Doomscrolling and the Global Shallows

The phrase “doomscrolling”, which was first popularized during the COVID pandemic, describes a behavior pattern that goes back even further than that – at least to the dawn of social media. If you’ve ever found yourself scrolling your Facebook timeline for the fifth time in an hour, re-reading the same (often negative) posts because your brain is hooked on checking for a tiny drip of new information, you’ve participated in the phenomenon. It’s closely tied to FOMO (Fear Of Missing Out), a term coined in 2004 just as the internet was really finding its place in the hearts and minds of people around the world.

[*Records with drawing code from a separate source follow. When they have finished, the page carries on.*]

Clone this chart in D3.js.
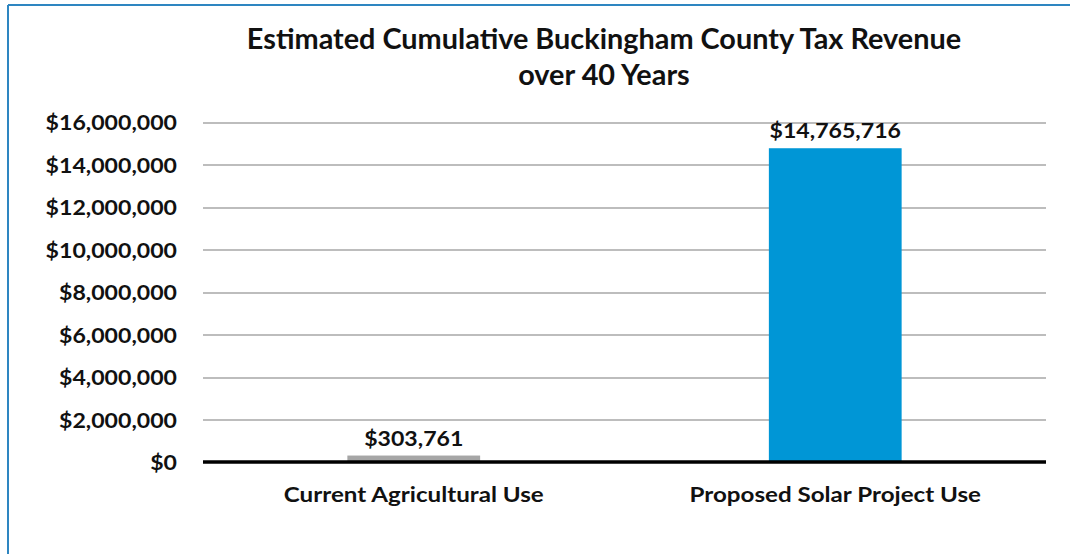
<!DOCTYPE html>
<html>
<head>
<meta charset="utf-8">
<title>tax-revenue</title>
<script src="https://cdn.jsdelivr.net/npm/d3@7"></script>
<style>
  body { margin: 0; background: #fff; }
  svg { display: block; }
  text { font-family: Lato, "Open Sans", sans-serif; font-weight: bold; fill: #111; }
  .grid line { stroke: #BDBDBD; stroke-width: 2px; shape-rendering: crispEdges; }
  .grid path { display: none; }
  .yaxis path, .yaxis line, .xaxis path, .xaxis line { display: none; }
  .yaxis text, .xaxis text, .label { font-size: 21px; }
  .title { font-size: 28px; }
</style>
</head>
<body>
<svg width="1070" height="554"></svg>
<script>
var categories = ["Current Agricultural Use", "Proposed Solar Project Use"];
var revenue = [303761, 14765716];
var barColors = ["#A6A6A6", "#0096D6"];
var yTicks = [0, 2000000, 4000000, 6000000, 8000000, 10000000, 12000000, 14000000, 16000000];
var titleLines = ["Estimated Cumulative Buckingham County Tax Revenue", "over 40 Years"];

var svg = d3.select("svg"),
    margin = { top: 122, right: 24, bottom: 92, left: 203 },
    width = +svg.attr("width") - margin.left - margin.right,
    height = +svg.attr("height") - margin.top - margin.bottom,
    g = svg.append("g").attr("transform", "translate(" + margin.left + "," + margin.top + ")");

// the original text is a wide Calibri-looking face, so widen Lato a bit
function stretch(sel, k) {
  sel.each(function() {
    this.setAttribute("textLength", this.getComputedTextLength() * k);
    this.setAttribute("lengthAdjust", "spacingAndGlyphs");
  });
}

// frame (blue edge top / left)
svg.append("line").attr("x1", 8).attr("x2", 1070).attr("y1", 5).attr("y2", 5)
  .attr("stroke", "#2E86C1").attr("stroke-width", 2);
svg.append("line").attr("x1", 8).attr("x2", 8).attr("y1", 5).attr("y2", 554)
  .attr("stroke", "#2E86C1").attr("stroke-width", 2);

var x = d3.scaleBand().domain(categories).range([0, width]).paddingInner(0.685).paddingOuter(0.3425);
var y = d3.scaleLinear().domain([0, 16000000]).range([height, 0]);

var money = function(d) { return "$" + d3.format(",")(d); };

// gridlines
g.append("g").attr("class", "grid")
  .call(d3.axisLeft(y).tickValues(yTicks.slice(1)).tickSize(-width).tickFormat(""));

var yAxis = g.append("g").attr("class", "yaxis")
  .call(d3.axisLeft(y).tickValues(yTicks).tickFormat(money).tickPadding(20));
yAxis.selectAll("text").attr("dy", "0.36em");
stretch(yAxis.selectAll("text"), 1.1);

// bars
g.selectAll(".bar").data(revenue).enter().append("rect")
  .attr("class", "bar")
  .attr("x", function(d, i) { return x(categories[i]); })
  .attr("width", x.bandwidth())
  .attr("y", function(d) { return y(d); })
  .attr("height", function(d) { return height - y(d); })
  .attr("fill", function(d, i) { return barColors[i]; });

// zero line
g.append("line").attr("x1", 0).attr("x2", width)
  .attr("y1", y(0)).attr("y2", y(0))
  .attr("stroke", "#000").attr("stroke-width", 3.5);

// value labels
var labels = g.selectAll(".label").data(revenue).enter().append("text")
  .attr("class", "label")
  .attr("x", function(d, i) { return x(categories[i]) + x.bandwidth() / 2; })
  .attr("y", function(d) { return y(d) - 10; })
  .attr("text-anchor", "middle")
  .text(money);
stretch(labels, 1.1);

var xAxis = g.append("g").attr("class", "xaxis")
  .attr("transform", "translate(0," + height + ")")
  .call(d3.axisBottom(x).tickSize(0));
xAxis.selectAll("text").attr("y", 40).attr("dy", 0);
stretch(xAxis.selectAll("text"), 1.15);

var title = svg.selectAll(".title").data(titleLines).enter().append("text")
  .attr("class", "title")
  .attr("x", 604)
  .attr("y", function(d, i) { return 49 + i * 36; })
  .attr("text-anchor", "middle")
  .text(function(d) { return d; });
stretch(title, 1.03);
</script>
</body>
</html>
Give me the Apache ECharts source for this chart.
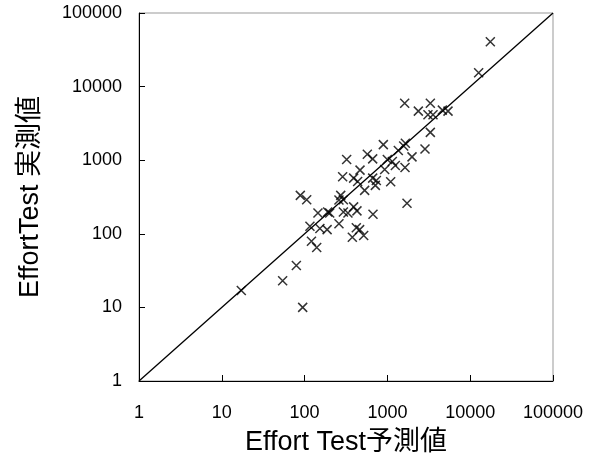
<!DOCTYPE html>
<html>
<head>
<meta charset="utf-8">
<script src="https://cdn.jsdelivr.net/npm/echarts@6/dist/echarts.min.js"></script>
<style>
  html, body { margin: 0; padding: 0; background: #fff; }
  #chart { width: 598px; height: 461px; }
</style>
</head>
<body>
<div id="chart"></div>
<script>
// 予測値 (x) と 実測値 (y)
const predicted = [17500, 12650, 1617, 2364, 3300, 3090, 3555, 4610, 5395, 3300,
  2845, 893, 1647, 1573, 1355, 1983, 1632, 572, 664, 322,
  998, 1147, 1247, 927, 467, 288, 391, 437, 664, 735,
  715, 1095, 531, 273, 260, 294, 88.8, 106, 145, 190,
  201, 294, 334, 391, 429, 670, 1725, 116, 153, 187,
  260, 421, 462, 377, 517, 121, 140, 79.5, 54.3, 17.2, 94.8]
const actual = [40600, 15460, 5955, 4645, 5955, 4140, 4140, 4790, 4645, 2390,
  1423, 1629, 1698, 1563, 1351, 1109, 796, 1205, 1042, 1021,
  1021, 959, 847, 748, 733, 595, 571, 515, 571, 531,
  455, 510, 389, 333, 288, 291, 333, 291, 192, 198,
  192, 198, 192, 232, 205, 184, 260, 127, 118, 114,
  137, 121, 114, 90, 95, 79, 65, 37, 23, 17, 10]
const tickValues = [1, 10, 100, 1000, 10000, 100000]
const xName = 'Effort Test予測値'
const yName = 'EffortTest 実測値'

const points = predicted.map((x, i) => [x, actual[i]])
const diagonal = [[tickValues[0], tickValues[0]], [tickValues[tickValues.length - 1], tickValues[tickValues.length - 1]]]

const font = 'Liberation Sans, Arial, Noto Sans CJK JP, sans-serif'
const fmt = v => String(Math.round(v))

const myChart = echarts.init(document.getElementById('chart'), null, { renderer: 'canvas' })
myChart.setOption({
  animation: false,
  grid: {
    left: 139,
    right: 45,
    top: 13,
    bottom: 78,
    show: true,
    borderColor: '#999',
    borderWidth: 1
  },
  xAxis: {
    type: 'log',
    logBase: 10,
    min: tickValues[0],
    max: tickValues[tickValues.length - 1],
    name: xName,
    nameLocation: 'middle',
    nameGap: 48,
    nameTextStyle: { fontFamily: font, fontSize: 27, color: '#000' },
    axisLine: { show: true, lineStyle: { color: '#000', width: 1 } },
    axisTick: { show: true, inside: true, length: 6, lineStyle: { color: '#000' } },
    axisLabel: { fontFamily: font, fontSize: 18, color: '#000', margin: 23, formatter: fmt },
    splitLine: { show: false }
  },
  yAxis: {
    type: 'log',
    logBase: 10,
    min: tickValues[0],
    max: tickValues[tickValues.length - 1],
    name: yName,
    nameLocation: 'middle',
    nameGap: 95,
    nameTextStyle: { fontFamily: font, fontSize: 27, color: '#000' },
    axisLine: { show: true, lineStyle: { color: '#000', width: 1 } },
    axisTick: { show: true, inside: true, length: 6, lineStyle: { color: '#000' } },
    axisLabel: { fontFamily: font, fontSize: 18, color: '#000', margin: 17, formatter: fmt },
    splitLine: { show: false }
  },
  series: [
    {
      type: 'line',
      data: diagonal,
      symbol: 'none',
      lineStyle: { color: '#000', width: 1.3 },
      silent: true
    },
    {
      type: 'scatter',
      data: points,
      symbol: 'path://M0,0L10,10M10,0L0,10',
      symbolSize: 9,
      itemStyle: { color: 'none', borderColor: '#000', borderWidth: 1.5 }
    }
  ]
})
</script>
</body>
</html>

What’s changed in recent years is the sheer scale of it. Our ancestors might have worried about their town, their family, their crops. We, on the other hand, are handed an endless feed of every war, every disaster, every outrage – filtered through algorithms designed to keep us hooked. There’s a strange social pressure to stay informed about everything, as if not knowing about a faraway tragedy makes us complicit or self-absorbed. But is this constant exposure actually increasing our depth of compassion – or stretching it too thin to be useful, at the expense of our spiritual and mental health? When everything feels urgent, it’s hard to tell what actually deserves our attention. Our desire to stay deeply informed about the world can end up making our empathy surprisingly shallow.